# Work to be completed
Retype, please, the listing from its opening line through the line that contains "(0,0) rectangle (1147,580);", both included, without the pictures.
———
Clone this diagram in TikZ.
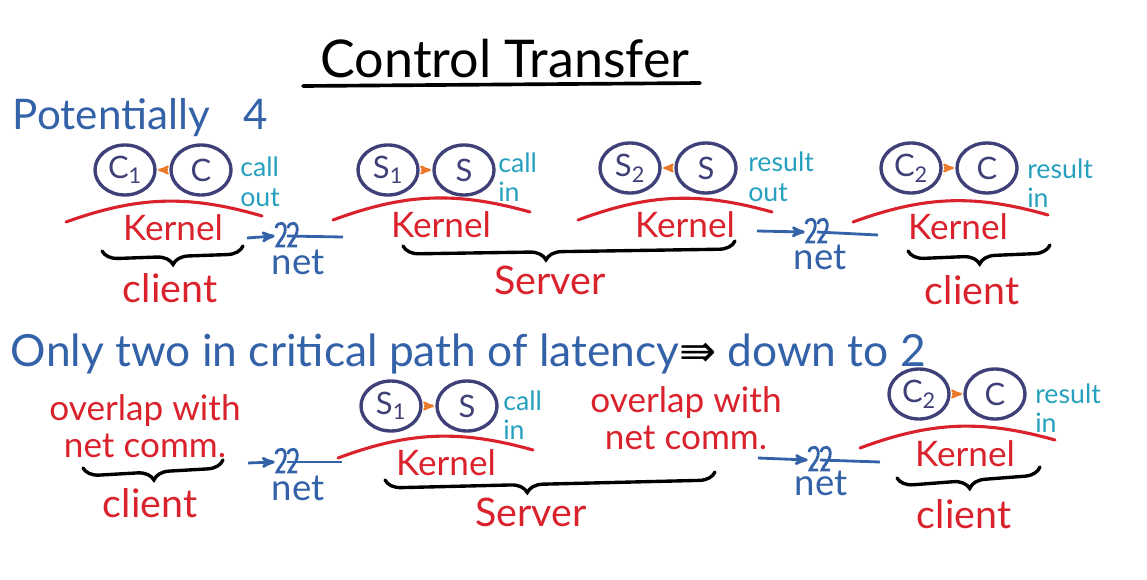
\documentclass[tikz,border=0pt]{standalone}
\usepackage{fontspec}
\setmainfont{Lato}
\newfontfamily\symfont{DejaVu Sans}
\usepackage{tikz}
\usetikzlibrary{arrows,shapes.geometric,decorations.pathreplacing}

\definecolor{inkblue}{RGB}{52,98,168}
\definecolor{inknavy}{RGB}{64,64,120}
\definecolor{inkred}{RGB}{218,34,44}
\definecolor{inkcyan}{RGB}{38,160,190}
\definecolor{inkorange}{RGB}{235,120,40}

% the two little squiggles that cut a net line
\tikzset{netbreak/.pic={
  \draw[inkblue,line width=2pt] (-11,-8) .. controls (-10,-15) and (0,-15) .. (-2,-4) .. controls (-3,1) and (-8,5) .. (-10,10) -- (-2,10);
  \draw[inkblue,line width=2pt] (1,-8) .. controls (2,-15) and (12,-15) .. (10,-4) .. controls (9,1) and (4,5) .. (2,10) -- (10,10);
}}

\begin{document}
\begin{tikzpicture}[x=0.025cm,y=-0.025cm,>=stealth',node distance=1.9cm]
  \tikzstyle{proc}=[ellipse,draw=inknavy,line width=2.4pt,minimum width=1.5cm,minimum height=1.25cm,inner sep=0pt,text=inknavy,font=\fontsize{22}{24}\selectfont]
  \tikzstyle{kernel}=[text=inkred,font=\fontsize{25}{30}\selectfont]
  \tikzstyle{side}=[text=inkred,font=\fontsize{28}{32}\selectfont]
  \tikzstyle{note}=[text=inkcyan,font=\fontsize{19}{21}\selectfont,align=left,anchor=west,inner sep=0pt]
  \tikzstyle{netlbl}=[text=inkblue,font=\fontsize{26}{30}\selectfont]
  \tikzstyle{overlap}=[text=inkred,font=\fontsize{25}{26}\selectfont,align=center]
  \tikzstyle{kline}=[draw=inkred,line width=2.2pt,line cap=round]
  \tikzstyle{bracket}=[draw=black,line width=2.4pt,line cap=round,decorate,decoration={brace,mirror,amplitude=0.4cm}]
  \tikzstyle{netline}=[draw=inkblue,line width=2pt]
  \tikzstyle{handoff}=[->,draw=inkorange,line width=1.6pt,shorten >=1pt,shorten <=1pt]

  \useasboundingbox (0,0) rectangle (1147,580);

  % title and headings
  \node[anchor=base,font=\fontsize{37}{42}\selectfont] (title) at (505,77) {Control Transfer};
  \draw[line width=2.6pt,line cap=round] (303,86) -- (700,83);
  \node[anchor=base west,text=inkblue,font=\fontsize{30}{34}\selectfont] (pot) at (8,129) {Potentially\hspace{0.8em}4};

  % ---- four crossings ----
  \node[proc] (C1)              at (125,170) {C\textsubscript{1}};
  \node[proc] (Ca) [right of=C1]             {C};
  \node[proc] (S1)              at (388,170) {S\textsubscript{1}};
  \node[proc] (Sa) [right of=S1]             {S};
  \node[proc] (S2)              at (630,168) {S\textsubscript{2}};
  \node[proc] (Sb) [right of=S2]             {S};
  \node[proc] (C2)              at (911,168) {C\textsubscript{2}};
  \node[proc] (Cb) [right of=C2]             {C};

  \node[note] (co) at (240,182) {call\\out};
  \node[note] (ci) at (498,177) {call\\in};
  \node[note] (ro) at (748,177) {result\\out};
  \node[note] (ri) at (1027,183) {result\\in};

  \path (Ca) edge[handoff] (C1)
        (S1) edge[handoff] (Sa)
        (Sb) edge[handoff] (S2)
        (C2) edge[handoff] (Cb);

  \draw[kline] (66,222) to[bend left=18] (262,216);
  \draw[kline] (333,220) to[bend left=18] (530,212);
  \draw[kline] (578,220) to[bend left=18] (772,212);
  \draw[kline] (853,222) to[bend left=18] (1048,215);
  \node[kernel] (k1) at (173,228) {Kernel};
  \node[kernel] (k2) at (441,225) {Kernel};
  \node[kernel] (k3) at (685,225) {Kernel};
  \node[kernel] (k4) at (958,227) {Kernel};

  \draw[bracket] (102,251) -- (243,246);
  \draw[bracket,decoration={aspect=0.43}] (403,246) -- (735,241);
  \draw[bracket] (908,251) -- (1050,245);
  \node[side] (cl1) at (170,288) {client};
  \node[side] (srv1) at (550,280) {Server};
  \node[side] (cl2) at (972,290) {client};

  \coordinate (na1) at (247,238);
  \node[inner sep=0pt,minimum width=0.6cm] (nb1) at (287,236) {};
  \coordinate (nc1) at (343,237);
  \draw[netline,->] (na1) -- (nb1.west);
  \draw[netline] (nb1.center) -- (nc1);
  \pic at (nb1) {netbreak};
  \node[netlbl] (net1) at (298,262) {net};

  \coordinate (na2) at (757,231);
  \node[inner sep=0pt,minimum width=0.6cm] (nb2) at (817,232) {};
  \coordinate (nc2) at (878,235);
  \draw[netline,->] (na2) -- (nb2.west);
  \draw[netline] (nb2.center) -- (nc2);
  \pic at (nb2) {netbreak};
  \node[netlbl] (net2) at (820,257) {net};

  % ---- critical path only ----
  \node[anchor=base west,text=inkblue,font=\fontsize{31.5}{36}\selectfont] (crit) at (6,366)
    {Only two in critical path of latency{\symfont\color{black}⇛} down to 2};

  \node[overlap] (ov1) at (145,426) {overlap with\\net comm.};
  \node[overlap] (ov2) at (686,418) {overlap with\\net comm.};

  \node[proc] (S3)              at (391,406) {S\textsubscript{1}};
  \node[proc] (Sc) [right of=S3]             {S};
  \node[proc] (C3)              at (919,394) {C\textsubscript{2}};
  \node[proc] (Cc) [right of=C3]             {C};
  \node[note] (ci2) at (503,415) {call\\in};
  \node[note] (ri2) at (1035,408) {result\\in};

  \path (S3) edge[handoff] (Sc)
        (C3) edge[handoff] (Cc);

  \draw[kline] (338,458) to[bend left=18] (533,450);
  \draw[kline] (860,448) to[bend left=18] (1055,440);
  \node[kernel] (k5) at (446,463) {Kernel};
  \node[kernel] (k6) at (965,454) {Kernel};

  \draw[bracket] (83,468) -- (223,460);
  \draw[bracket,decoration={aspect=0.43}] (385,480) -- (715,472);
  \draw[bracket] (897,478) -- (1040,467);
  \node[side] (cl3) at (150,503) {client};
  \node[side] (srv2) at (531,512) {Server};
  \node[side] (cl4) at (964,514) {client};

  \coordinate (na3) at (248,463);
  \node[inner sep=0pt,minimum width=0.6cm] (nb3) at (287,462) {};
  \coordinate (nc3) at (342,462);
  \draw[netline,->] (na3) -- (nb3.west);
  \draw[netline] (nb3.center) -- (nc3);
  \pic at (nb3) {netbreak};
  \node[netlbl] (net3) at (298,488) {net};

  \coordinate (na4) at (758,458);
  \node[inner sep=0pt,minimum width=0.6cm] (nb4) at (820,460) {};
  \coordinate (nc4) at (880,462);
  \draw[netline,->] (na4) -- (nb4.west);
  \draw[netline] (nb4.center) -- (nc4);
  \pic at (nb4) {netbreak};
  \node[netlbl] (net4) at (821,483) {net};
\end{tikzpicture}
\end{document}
———
# Answer for this exercise
Clone this diagram in TikZ.
\documentclass[tikz,border=0pt]{standalone}
\usepackage{fontspec}
\setmainfont{Lato}
\newfontfamily\symfont{DejaVu Sans}
\usepackage{tikz}
\usetikzlibrary{arrows,shapes.geometric,decorations.pathreplacing}

\definecolor{inkblue}{RGB}{52,98,168}
\definecolor{inknavy}{RGB}{64,64,120}
\definecolor{inkred}{RGB}{218,34,44}
\definecolor{inkcyan}{RGB}{38,160,190}
\definecolor{inkorange}{RGB}{235,120,40}

% the two little squiggles that cut a net line
\tikzset{netbreak/.pic={
  \draw[inkblue,line width=2pt] (-11,-8) .. controls (-10,-15) and (0,-15) .. (-2,-4) .. controls (-3,1) and (-8,5) .. (-10,10) -- (-2,10);
  \draw[inkblue,line width=2pt] (1,-8) .. controls (2,-15) and (12,-15) .. (10,-4) .. controls (9,1) and (4,5) .. (2,10) -- (10,10);
}}

\begin{document}
\begin{tikzpicture}[x=0.025cm,y=-0.025cm,>=stealth',node distance=1.9cm]
  \tikzstyle{proc}=[ellipse,draw=inknavy,line width=2.4pt,minimum width=1.5cm,minimum height=1.25cm,inner sep=0pt,text=inknavy,font=\fontsize{22}{24}\selectfont]
  \tikzstyle{kernel}=[text=inkred,font=\fontsize{25}{30}\selectfont]
  \tikzstyle{side}=[text=inkred,font=\fontsize{28}{32}\selectfont]
  \tikzstyle{note}=[text=inkcyan,font=\fontsize{19}{21}\selectfont,align=left,anchor=west,inner sep=0pt]
  \tikzstyle{netlbl}=[text=inkblue,font=\fontsize{26}{30}\selectfont]
  \tikzstyle{overlap}=[text=inkred,font=\fontsize{25}{26}\selectfont,align=center]
  \tikzstyle{kline}=[draw=inkred,line width=2.2pt,line cap=round]
  \tikzstyle{bracket}=[draw=black,line width=2.4pt,line cap=round,decorate,decoration={brace,mirror,amplitude=0.4cm}]
  \tikzstyle{netline}=[draw=inkblue,line width=2pt]
  \tikzstyle{handoff}=[->,draw=inkorange,line width=1.6pt,shorten >=1pt,shorten <=1pt]

  \useasboundingbox (0,0) rectangle (1147,580);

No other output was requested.